American horse breeding farm

Runnymede Farm is an American horse breeding farm located outside Paris, Kentucky on U.S. Route 27, the Paris-Cynthiana Road. It is said to be the longest continuously running Thoroughbred horse farm in Kentucky, 365 acre established in 1867 by American Civil War Colonel Ezekiel Field Clay.

Colonel Ezekiel Clay (1840–1920), whose father, Brutus J. Clay, was a member of the Kentucky House of Representatives and the United States House of Representatives and a breeder of Thoroughbreds and champion cattle. He was a nephew of abolitionist Cassius Clay and a cousin to Henry Clay.

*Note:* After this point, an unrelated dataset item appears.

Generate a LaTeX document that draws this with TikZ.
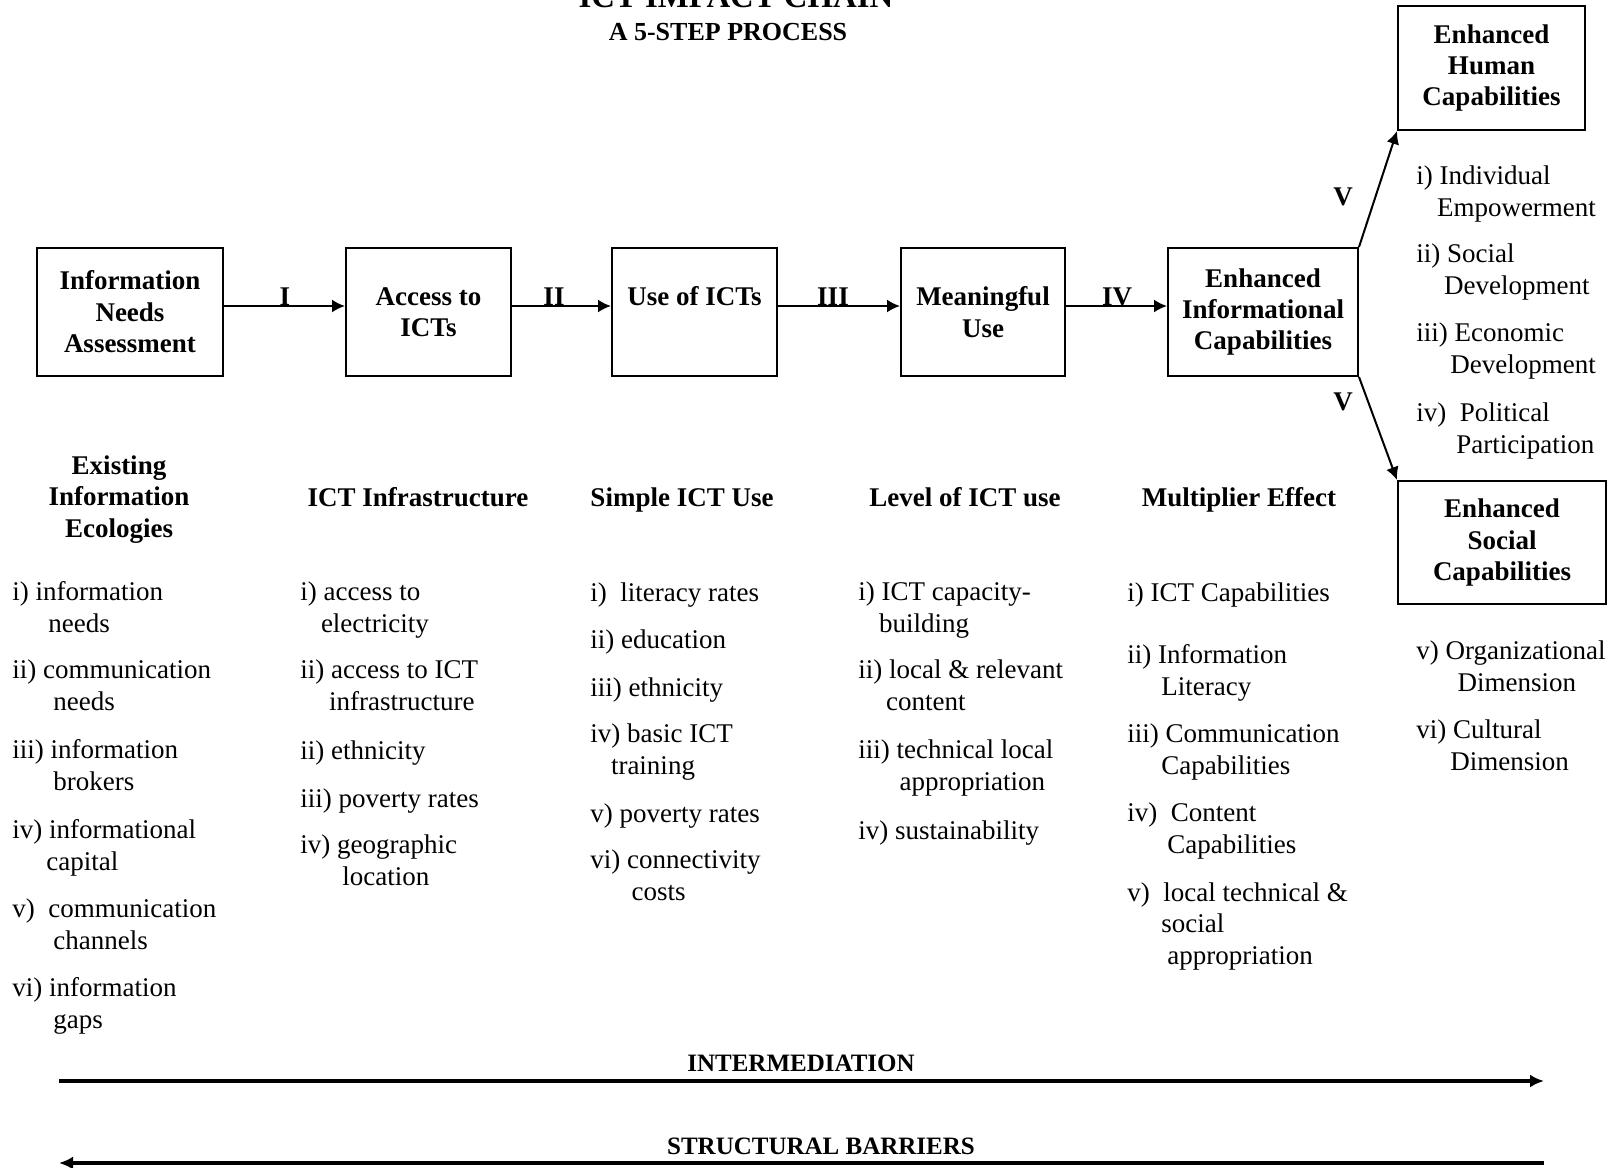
\documentclass[tikz,border=0pt]{standalone}
\usepackage{fontspec}
\setmainfont{Liberation Serif}
\usetikzlibrary{arrows.meta}

\tikzstyle{stepbox} = [draw, line width=1pt, align=center, inner sep=0pt, minimum height=64pt, font=\bfseries\fontsize{13.5}{15.7}\selectfont]
\tikzstyle{steplabel} = [anchor=base, inner sep=0pt, font=\bfseries\fontsize{13.5}{15.7}\selectfont]
\tikzstyle{colhead} = [anchor=base, align=center, inner sep=0pt, font=\bfseries\fontsize{13.5}{15.7}\selectfont]
\tikzstyle{listitem} = [anchor=base west, align=left, inner sep=0pt, font=\fontsize{13.5}{15.7}\selectfont]
\tikzstyle{barlabel} = [anchor=base, inner sep=0pt, font=\bfseries\fontsize{12.5}{15}\selectfont]
\tikzstyle{link} = [line width=1pt, -{Latex[length=6.5pt,width=6.5pt]}]
\tikzstyle{bararrow} = [line width=1.6pt, -{Latex[length=7pt,width=6.5pt]}]

\begin{document}
\begin{tikzpicture}[x=0.5pt,y=-0.5pt]
      \useasboundingbox (0,0) rectangle (1614,1168);

      % title
      \node[anchor=base, inner sep=0pt, font=\bfseries\fontsize{16.4}{19}\selectfont] (title) at (736,7) {ICT IMPACT CHAIN};
      \node[anchor=base, inner sep=0pt, font=\bfseries\fontsize{13}{15}\selectfont] (subtitle) at (728,40) {A 5-STEP PROCESS};

      % the chain
      \node[stepbox, minimum width=93pt] (needs) at (130,312) {Information\\Needs\\Assessment};
      \node[stepbox, minimum width=82.5pt] (access) at (428.5,312) {Access to\\ICTs};
      \node[stepbox, minimum width=82.5pt] (use) at (694.5,312) {Use of ICTs\\~};
      \node[stepbox, minimum width=82pt] (meaning) at (983,312) {Meaningful\\Use};
      \node[stepbox, minimum width=95pt] (info) at (1263,312) {Enhanced\\Informational\\Capabilities};
      \node[stepbox, minimum width=93.5pt, minimum height=62pt] (human) at (1491.5,68) {Enhanced\\Human\\Capabilities};
      \node[stepbox, minimum width=104pt, minimum height=61.5pt] (social) at (1502,542.5) {Enhanced\\Social\\Capabilities};

      \draw[link] ([yshift=3pt]needs.east) -- ([yshift=3pt]access.west);
      \draw[link] ([yshift=3pt]access.east) -- ([yshift=3pt]use.west);
      \draw[link] ([yshift=3pt]use.east) -- ([yshift=3pt]meaning.west);
      \draw[link] ([yshift=3pt]meaning.east) -- ([yshift=3pt]info.west);
      \draw[link] (info.north east) -- (human.south west);
      \draw[link] (info.south east) -- (social.north west);

      \node[steplabel] (s1) at (285,305) {I};
      \node[steplabel] (s2) at (554,305) {II};
      \node[steplabel] (s3) at (833,305) {III};
      \node[steplabel] (s4) at (1117,305) {IV};
      \node[steplabel] (s5up) at (1343,205) {V};
      \node[steplabel] (s5down) at (1343,410) {V};

      % column headings (base = last line)
      \node[colhead] (ecohead) at (119,537) {Existing\\Information\\Ecologies};
      \node[colhead] (infrahead) at (418,506) {ICT Infrastructure};
      \node[colhead] (usehead) at (682,506) {Simple ICT Use};
      \node[colhead] (levelhead) at (965,506) {Level of ICT use};
      \node[colhead] (multhead) at (1239,506) {Multiplier Effect};

      % information ecologies
      \node[listitem] (eco1) at (12,632) {i) information\\\hspace*{18pt}needs};
      \node[listitem] (eco2) at (12,710) {ii) communication\\\hspace*{20.5pt}needs};
      \node[listitem] (eco3) at (12,790) {iii) information\\\hspace*{20.5pt}brokers};
      \node[listitem] (eco4) at (12,870) {iv) informational\\\hspace*{17pt}capital};
      \node[listitem] (eco5) at (12,949) {v)\ \ communication\\\hspace*{20.5pt}channels};
      \node[listitem] (eco6) at (12,1028) {vi) information\\\hspace*{20.5pt}gaps};

      % infrastructure
      \node[listitem] (infra1) at (300,632) {i) access to\\\hspace*{10.3pt}electricity};
      \node[listitem] (infra2) at (300,710) {ii) access to ICT\\\hspace*{14.4pt}infrastructure};
      \node[listitem] (infra3) at (300,759) {ii) ethnicity};
      \node[listitem] (infra4) at (300,807) {iii) poverty rates};
      \node[listitem] (infra5) at (300,885) {iv) geographic\\\hspace*{21pt}location};

      % simple use
      \node[listitem] (use1) at (590,601) {i)\ \ literacy rates};
      \node[listitem] (use2) at (590,648) {ii) education};
      \node[listitem] (use3) at (590,696) {iii) ethnicity};
      \node[listitem] (use4) at (590,774) {iv) basic ICT\\\hspace*{10.3pt}training};
      \node[listitem] (use5) at (590,822) {v) poverty rates};
      \node[listitem] (use6) at (590,900) {vi) connectivity\\\hspace*{20.6pt}costs};

      % level of use
      \node[listitem] (level1) at (858,632) {i) ICT capacity-\\\hspace*{10.3pt}building};
      \node[listitem] (level2) at (858,710) {ii) local \& relevant\\\hspace*{13.9pt}content};
      \node[listitem] (level3) at (858,790) {iii) technical local\\\hspace*{20.6pt}appropriation};
      \node[listitem] (level4) at (858,839) {iv) sustainability};

      % multiplier
      \node[listitem] (mult1) at (1127,601) {i) ICT Capabilities};
      \node[listitem] (mult2) at (1127,695) {ii) Information\\\hspace*{17pt}Literacy};
      \node[listitem] (mult3) at (1127,774) {iii) Communication\\\hspace*{17pt}Capabilities};
      \node[listitem] (mult4) at (1127,853) {iv)\ \ Content\\\hspace*{20pt}Capabilities};
      \node[listitem] (mult5) at (1127,964) {v)\ \ local technical \&\\\hspace*{17pt}social\\\hspace*{20pt}appropriation};

      % human / social
      \node[listitem] (hum1) at (1416,216) {i) Individual\\\hspace*{10.3pt}Empowerment};
      \node[listitem] (hum2) at (1416,294) {ii) Social\\\hspace*{13.9pt}Development};
      \node[listitem] (hum3) at (1416,373) {iii) Economic\\\hspace*{17pt}Development};
      \node[listitem] (hum4) at (1416,453) {iv)\ \ Political\\\hspace*{20pt}Participation};
      \node[listitem] (soc1) at (1416,691) {v) Organizational\\\hspace*{20.6pt}Dimension};
      \node[listitem] (soc2) at (1416,770) {vi) Cultural\\\hspace*{17pt}Dimension};

      % bottom arrows
      \coordinate (intleft) at (59,1081);
      \coordinate (intright) at (1544,1081);
      \coordinate (barleft) at (59,1163);
      \coordinate (barright) at (1544,1163);
      \draw[bararrow] (intleft) -- (intright);
      \draw[bararrow] (barright) -- (barleft);
      \node[barlabel] (intlabel) at (801,1071) {INTERMEDIATION};
      \node[barlabel] (barlabel) at (821,1154) {STRUCTURAL BARRIERS};
    \end{tikzpicture}
\end{document}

==Ezekiel Clay & Catesby Woodford breeding partnership==
In the early part of the 1870s Ezekiel Clay formed what became a successful partnership with Catesby Woodford (d. age 74 in 1923) who owned the neighbouring Raceland Farm. Woodford was a wealthy Paris, Kentucky distiller who became President of the Race Horse Owners' and Trainers' Association and whose New York Times obituary said he "was regarded as the dean of Kentucky sportsmen."

Both the partnership and Clay's Runnymede operation produced a number of top line horses. U.S. Racing Hall of Fame inductees Miss Woodford, Hanover, Ben Brush, and Roamer were bred at Runnymede Farm. As well, the farm has bred:
- Agile (b. 1902) - won 1905 Kentucky Derby
- Count Turf (b. 1948) - won 1951 Kentucky Derby
- Angle Light (b. 1970) - won the 1973 Wood Memorial Stakes, defeating Secretariat
- Tejano Run (b. 1992) - wins include the Breeders' Futurity Stakes Maker's Mark Mile Stakes and Widener Handicap
- Palace Episode (b. 2002) - won Racing Post Trophy
- Awesome Gem (b. 2003) - won San Fernando Breeders' Cup Stakes
- Divine Park (b. 2004) - wins include the Withers Stakes and Metropolitan Handicap
- Lady Eli (b. 2012) - wins include the Breeders' Cup Juvenile Fillies Turf and Belmont Oaks Invitational Stakes

Today, Runnymede Farm is owned by Catesby Woodford Clay, a grandson of founder, Ezekiel Clay.